Analysis of the propnet can often reveal such latches.  In some cases very simplistic analysis.  If latched goals are identified, then any state in which a goal becomes positively latched can be considered terminal for search purposes (the goal value is fixed in all successor states, so no point in searching further).  Similarly if the 'winning' goal becomes negatively latched (and you're only interested in 'wins').
Very simple analysis of this nature yields immediate solutions for simple games like a couple of those that featured (or tried to in one case) in the recent tournament:
  • untwisty coridoor (this has no visualization, but basically its a 'maze' where you seal your fate if you step off a single safe path)
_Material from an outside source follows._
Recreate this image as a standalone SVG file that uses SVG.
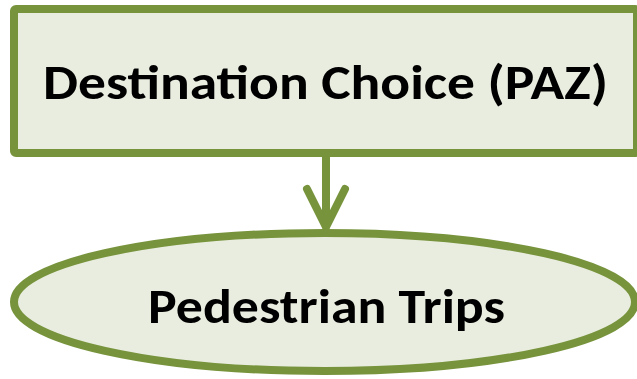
<svg xmlns="http://www.w3.org/2000/svg" width="637" height="379" viewBox="0 0 637 379">
<style>
.shape{fill:#E9EDDF;stroke:#77933C;stroke-width:8}
.lbl{font-family:Carlito,Calibri,Lato,sans-serif;font-weight:bold;fill:#000;text-anchor:start}
.conn{stroke:#77933C;stroke-width:8;fill:none;stroke-linecap:round;stroke-linejoin:round}
</style>
<rect width="637" height="379" fill="#FFFFFF"/>
<g id="node-destination">
<rect class="shape" x="14" y="9" width="623" height="144" rx="2"/>
<text class="lbl" x="43" y="98.5" font-size="49" textLength="565" lengthAdjust="spacingAndGlyphs">Destination Choice (PAZ)</text>
</g>
<g id="connectors">
<path class="conn" d="M326 153 V226"/>
<path class="conn" d="M307 189 L326 227 L345 189"/>
</g>
<g id="node-pedestrian">
<ellipse class="shape" cx="324.5" cy="302" rx="310.5" ry="69"/>
<text class="lbl" x="148" y="322.5" font-size="47.5" textLength="357" lengthAdjust="spacingAndGlyphs">Pedestrian Trips</text>
</g>
</svg>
  • untistycomplex2  - this is a much more subtle version of the above, which addresses some issues with the simple version (it is trivially solvable by transposition analysis, even if you know nothing about latches).  Unfortunately the GDL they tried to use was broken.  I have provided the Stanford guys with a corrected version (which Sancho duly solves), but as of this writing the Stanford repository has not been updated with it to my knowledge, so I cannot provide a link

Move choice partitioning

Sudoku presents an interesting problem.  No target state is identifiable (finding one would amount to knowing a solution in fact!), the branching factor is huge, and no score signals are generated except by the (unique usually, but certainty very sparse) solution itself.  For these reasons, any statistical search that doesn't somehow radically trim the search space is doomed from the outset.
Fortunately, the encoding of Sudoku makes the constraints implicit in the definition of the legals - that is it is only legal to play moves that do not immediately break one of the no-duplicates-in-a-row-or-column-or-square constraints.  Having these constraints implicit in the encoding makes the problem a lot easier than it would otherwise be.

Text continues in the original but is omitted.